→ Stored items from a collection:

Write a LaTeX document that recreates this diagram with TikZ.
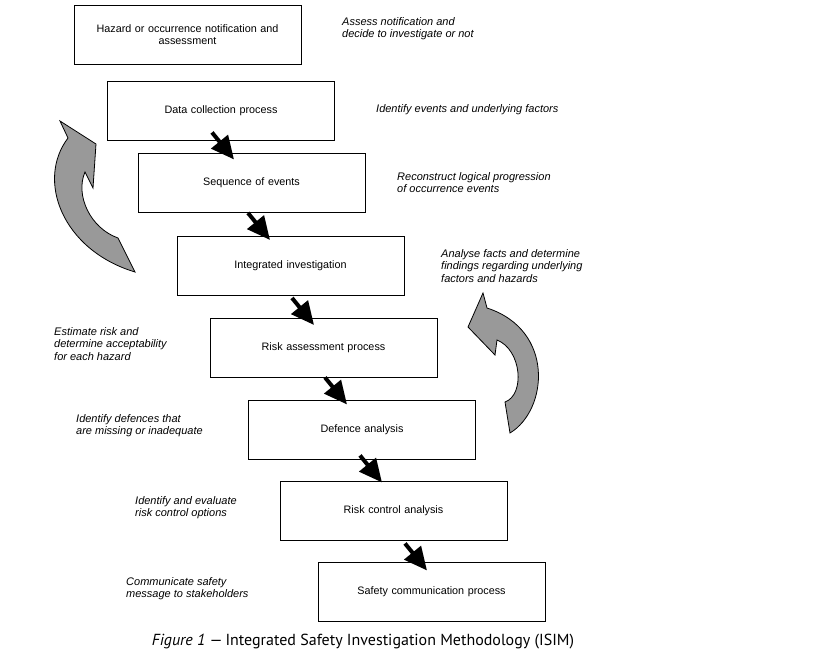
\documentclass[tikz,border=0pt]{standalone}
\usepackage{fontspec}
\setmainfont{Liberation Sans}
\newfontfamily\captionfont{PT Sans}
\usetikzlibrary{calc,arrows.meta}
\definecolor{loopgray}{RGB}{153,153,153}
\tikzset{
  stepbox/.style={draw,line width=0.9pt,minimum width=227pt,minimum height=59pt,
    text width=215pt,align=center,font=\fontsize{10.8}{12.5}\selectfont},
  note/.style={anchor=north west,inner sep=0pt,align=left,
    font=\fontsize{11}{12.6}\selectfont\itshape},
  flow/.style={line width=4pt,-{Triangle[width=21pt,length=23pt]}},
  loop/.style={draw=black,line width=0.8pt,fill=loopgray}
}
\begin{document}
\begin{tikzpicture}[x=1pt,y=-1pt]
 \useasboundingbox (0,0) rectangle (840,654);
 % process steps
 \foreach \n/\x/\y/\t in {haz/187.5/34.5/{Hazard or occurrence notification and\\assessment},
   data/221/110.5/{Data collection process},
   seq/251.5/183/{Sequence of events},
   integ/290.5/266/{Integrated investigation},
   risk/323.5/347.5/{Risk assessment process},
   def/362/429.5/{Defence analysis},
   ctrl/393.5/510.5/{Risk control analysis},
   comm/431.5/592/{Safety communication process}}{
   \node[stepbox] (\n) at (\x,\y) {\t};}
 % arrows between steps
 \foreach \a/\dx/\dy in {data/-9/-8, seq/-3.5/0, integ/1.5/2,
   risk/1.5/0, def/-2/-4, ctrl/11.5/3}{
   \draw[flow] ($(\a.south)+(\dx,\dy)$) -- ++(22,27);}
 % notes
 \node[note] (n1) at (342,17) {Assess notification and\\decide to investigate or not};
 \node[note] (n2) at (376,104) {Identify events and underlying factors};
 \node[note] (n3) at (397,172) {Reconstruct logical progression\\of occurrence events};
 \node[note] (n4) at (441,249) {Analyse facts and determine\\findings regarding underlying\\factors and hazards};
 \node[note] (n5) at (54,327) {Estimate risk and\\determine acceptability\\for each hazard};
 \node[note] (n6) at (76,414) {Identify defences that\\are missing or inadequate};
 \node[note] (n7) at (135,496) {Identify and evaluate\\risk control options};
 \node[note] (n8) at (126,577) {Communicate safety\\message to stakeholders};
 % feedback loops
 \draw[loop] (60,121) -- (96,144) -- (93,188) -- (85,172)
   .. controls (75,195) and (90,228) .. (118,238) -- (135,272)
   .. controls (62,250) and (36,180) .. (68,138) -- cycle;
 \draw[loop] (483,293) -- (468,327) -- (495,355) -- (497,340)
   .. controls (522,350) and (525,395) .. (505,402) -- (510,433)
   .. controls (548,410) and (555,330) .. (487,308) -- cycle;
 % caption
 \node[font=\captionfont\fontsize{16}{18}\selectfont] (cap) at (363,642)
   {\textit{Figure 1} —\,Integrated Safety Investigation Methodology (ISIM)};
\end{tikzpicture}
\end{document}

--

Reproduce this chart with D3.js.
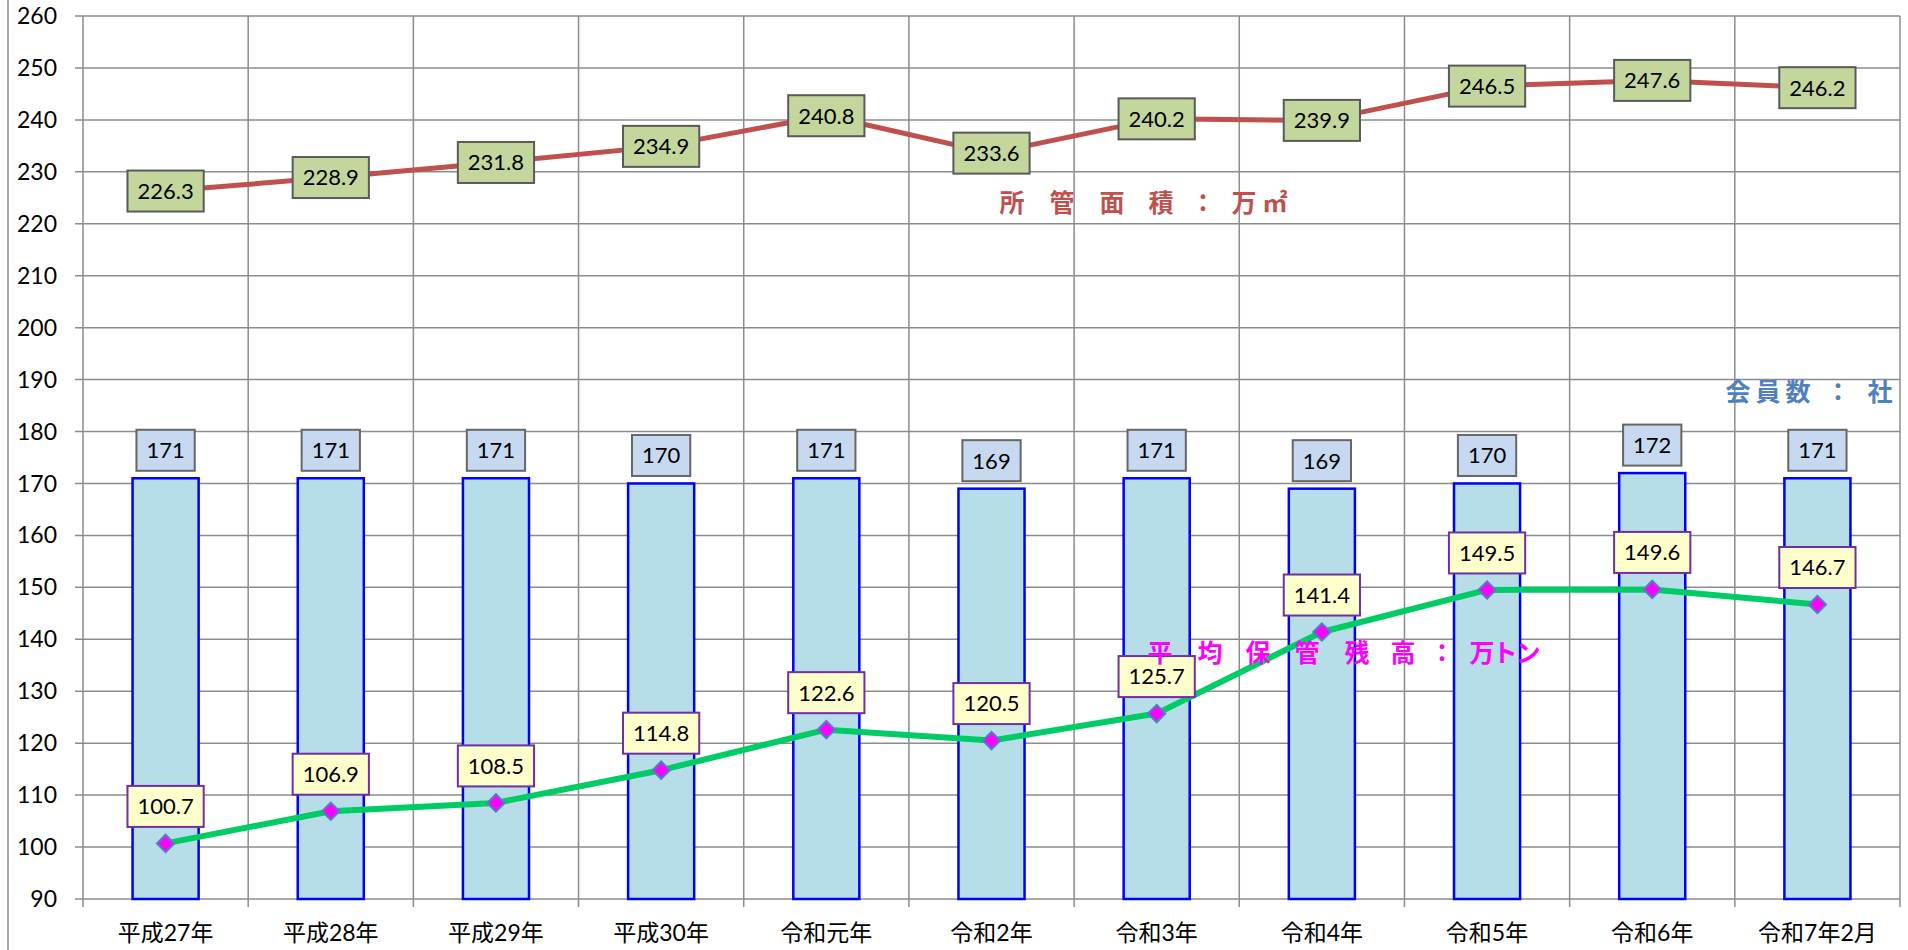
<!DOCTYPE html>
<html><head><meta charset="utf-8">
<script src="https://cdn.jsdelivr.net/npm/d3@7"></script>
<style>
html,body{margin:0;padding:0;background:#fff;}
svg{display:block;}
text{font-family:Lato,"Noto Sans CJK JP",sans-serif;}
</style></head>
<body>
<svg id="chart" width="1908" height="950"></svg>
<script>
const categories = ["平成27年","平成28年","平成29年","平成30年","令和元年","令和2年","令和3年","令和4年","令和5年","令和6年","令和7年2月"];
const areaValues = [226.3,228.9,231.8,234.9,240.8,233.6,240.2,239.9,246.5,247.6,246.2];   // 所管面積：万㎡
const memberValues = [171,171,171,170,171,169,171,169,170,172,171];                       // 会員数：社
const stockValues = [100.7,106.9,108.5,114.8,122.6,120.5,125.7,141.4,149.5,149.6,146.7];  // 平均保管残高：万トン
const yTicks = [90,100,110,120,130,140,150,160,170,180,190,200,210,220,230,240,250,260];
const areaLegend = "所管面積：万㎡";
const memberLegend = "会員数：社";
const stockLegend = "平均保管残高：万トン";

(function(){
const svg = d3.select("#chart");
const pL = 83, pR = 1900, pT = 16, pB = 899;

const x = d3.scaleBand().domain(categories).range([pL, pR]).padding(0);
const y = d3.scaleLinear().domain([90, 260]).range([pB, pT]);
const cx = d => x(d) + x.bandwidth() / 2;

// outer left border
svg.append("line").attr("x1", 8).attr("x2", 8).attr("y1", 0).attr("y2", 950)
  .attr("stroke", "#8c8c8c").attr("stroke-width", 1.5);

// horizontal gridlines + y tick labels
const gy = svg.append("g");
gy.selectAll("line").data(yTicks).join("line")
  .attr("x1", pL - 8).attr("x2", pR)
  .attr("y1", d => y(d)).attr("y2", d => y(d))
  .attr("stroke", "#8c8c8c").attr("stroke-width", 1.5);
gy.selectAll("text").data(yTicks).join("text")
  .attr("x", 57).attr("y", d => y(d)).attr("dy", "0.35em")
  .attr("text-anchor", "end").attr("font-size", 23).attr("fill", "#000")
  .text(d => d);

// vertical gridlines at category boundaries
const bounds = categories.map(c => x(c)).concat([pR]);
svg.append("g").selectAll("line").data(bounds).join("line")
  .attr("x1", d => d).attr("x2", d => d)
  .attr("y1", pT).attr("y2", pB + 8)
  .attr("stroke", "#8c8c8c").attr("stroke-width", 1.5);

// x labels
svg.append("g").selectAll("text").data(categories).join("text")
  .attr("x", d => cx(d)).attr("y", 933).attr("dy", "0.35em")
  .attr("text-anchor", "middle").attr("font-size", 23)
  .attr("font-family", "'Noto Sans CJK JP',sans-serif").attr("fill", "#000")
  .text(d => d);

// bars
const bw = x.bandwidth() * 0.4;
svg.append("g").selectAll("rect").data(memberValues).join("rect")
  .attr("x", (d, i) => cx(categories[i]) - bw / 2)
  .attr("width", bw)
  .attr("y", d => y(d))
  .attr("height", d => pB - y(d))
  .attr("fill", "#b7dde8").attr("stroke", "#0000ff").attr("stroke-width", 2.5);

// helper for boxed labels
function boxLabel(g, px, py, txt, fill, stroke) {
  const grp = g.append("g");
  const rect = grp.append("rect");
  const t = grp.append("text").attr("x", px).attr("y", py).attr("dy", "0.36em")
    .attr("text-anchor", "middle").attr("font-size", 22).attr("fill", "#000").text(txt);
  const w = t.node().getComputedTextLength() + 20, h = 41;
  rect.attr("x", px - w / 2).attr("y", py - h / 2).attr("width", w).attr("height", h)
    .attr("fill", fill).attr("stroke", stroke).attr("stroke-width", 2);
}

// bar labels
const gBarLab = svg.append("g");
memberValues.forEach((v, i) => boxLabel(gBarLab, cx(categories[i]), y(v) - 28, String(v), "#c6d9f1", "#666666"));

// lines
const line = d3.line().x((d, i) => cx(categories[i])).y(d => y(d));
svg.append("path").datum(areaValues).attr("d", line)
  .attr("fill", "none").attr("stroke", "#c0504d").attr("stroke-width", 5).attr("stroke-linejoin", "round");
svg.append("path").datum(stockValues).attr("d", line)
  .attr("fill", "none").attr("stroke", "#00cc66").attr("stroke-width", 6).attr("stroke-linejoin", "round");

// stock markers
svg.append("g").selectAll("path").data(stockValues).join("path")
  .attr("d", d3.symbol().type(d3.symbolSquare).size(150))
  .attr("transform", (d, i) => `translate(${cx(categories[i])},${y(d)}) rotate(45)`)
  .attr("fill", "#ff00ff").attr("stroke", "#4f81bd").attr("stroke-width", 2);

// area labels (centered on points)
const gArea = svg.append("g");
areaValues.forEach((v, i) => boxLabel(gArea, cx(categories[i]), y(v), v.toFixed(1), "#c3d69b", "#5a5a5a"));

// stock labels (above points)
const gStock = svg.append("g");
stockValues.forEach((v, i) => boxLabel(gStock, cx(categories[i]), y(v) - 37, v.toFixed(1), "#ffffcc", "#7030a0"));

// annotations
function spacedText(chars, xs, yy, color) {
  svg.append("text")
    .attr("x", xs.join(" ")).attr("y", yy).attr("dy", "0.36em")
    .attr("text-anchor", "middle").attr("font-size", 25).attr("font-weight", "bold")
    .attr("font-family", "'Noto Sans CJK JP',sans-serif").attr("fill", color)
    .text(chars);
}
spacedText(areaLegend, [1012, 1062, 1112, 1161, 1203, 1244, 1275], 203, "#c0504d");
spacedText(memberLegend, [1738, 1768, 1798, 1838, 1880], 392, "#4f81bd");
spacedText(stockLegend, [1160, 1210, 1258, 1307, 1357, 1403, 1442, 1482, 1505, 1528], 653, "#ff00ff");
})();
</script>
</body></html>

...

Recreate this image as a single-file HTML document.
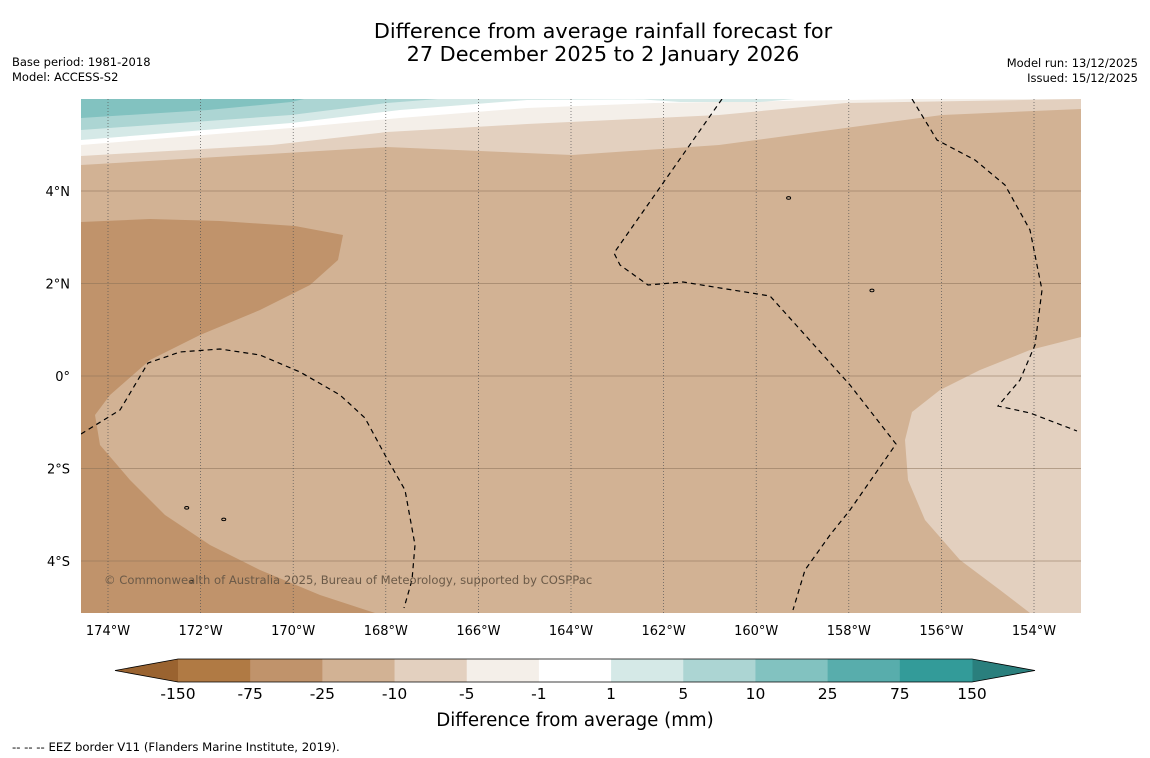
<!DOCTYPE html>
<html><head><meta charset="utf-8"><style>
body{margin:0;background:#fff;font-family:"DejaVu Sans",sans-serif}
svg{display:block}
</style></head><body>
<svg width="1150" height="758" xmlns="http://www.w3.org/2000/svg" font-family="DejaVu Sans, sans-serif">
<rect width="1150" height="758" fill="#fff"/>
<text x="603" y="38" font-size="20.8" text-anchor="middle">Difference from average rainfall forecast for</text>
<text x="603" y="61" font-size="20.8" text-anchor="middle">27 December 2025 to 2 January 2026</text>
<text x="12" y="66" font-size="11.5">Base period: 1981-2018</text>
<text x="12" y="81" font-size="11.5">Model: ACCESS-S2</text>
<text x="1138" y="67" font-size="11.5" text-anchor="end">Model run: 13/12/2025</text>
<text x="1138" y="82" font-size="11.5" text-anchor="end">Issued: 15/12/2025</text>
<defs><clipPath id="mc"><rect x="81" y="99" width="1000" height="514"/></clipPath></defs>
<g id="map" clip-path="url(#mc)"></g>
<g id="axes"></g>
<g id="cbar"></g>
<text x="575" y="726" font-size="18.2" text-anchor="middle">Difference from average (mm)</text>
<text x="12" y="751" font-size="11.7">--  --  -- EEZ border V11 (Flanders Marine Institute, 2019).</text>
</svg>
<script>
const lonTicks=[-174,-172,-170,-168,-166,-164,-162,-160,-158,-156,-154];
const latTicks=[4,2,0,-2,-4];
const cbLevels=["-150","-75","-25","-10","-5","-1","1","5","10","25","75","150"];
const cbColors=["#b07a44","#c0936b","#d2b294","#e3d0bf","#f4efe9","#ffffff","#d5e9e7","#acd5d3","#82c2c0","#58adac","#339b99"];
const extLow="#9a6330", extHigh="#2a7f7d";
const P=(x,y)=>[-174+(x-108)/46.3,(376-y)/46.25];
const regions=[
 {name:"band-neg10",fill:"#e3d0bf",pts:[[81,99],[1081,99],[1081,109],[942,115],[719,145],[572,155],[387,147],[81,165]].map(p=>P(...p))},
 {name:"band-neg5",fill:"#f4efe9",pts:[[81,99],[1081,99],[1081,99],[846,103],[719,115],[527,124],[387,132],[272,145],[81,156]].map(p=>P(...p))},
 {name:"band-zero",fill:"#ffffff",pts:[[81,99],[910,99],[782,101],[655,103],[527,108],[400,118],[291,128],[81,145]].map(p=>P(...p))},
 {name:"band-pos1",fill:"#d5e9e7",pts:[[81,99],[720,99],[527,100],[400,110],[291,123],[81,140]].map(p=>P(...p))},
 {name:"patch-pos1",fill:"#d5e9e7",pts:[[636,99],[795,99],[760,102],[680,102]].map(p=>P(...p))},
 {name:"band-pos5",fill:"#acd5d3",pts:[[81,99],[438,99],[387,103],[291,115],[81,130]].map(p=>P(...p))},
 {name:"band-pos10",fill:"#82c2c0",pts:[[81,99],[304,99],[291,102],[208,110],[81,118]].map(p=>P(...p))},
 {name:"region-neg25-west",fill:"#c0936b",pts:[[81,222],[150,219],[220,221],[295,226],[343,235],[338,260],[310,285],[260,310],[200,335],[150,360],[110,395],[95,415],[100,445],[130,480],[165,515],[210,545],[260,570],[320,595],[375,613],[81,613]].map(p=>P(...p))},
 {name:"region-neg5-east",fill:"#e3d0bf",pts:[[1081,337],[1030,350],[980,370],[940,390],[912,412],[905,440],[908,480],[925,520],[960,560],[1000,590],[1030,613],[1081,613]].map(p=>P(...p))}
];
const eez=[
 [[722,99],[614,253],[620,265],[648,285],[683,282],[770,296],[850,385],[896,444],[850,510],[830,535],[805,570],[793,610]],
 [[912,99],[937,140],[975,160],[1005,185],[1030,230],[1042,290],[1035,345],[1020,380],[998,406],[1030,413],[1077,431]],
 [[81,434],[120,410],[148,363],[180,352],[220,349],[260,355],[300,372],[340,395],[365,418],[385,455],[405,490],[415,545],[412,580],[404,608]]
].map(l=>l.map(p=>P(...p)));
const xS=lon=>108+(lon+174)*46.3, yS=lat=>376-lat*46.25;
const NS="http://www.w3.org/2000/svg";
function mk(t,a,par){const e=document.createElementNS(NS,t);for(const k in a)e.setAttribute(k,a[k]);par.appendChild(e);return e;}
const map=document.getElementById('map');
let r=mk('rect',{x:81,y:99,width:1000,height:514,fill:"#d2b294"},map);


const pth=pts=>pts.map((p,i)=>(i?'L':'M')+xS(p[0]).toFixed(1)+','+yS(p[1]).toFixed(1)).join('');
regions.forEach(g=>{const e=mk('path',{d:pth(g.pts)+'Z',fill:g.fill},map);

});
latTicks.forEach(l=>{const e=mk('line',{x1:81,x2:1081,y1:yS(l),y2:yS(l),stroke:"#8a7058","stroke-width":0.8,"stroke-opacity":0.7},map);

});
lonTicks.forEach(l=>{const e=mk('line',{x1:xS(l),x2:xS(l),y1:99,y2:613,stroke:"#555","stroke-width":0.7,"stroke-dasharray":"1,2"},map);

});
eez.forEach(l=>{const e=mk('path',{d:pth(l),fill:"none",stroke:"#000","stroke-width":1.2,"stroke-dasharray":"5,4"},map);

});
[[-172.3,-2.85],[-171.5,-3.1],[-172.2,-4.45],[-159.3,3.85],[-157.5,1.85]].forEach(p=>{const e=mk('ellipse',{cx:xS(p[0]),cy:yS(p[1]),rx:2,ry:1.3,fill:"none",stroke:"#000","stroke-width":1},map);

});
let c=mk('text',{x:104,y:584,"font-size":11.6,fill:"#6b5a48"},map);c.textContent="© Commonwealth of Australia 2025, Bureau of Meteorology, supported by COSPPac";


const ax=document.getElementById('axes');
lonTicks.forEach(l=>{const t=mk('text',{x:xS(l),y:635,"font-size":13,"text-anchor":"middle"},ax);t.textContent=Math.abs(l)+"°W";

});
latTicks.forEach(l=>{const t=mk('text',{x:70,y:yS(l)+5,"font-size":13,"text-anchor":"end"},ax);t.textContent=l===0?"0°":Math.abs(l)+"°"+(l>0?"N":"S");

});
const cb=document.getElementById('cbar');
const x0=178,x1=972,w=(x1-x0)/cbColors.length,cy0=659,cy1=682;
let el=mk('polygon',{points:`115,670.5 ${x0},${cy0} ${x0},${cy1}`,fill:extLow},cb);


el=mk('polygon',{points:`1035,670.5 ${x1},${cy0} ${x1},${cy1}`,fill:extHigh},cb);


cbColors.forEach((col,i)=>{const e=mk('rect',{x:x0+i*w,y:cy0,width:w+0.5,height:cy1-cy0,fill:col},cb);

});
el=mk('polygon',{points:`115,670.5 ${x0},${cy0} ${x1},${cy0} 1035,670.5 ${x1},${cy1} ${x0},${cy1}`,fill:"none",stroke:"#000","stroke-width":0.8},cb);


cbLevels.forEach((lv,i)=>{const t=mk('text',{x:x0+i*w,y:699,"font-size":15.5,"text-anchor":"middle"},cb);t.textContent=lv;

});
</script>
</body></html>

→ EXERCISE DESCRIPTION:
Filter the records down to the lines that contain the string "this", and copy those lines.

→ WRITTEN RESPONSE:
Write a LaTeX document that recreates this diagram with TikZ.
Reproduce this chart with D3.js.
Recreate this image as a single-file HTML document.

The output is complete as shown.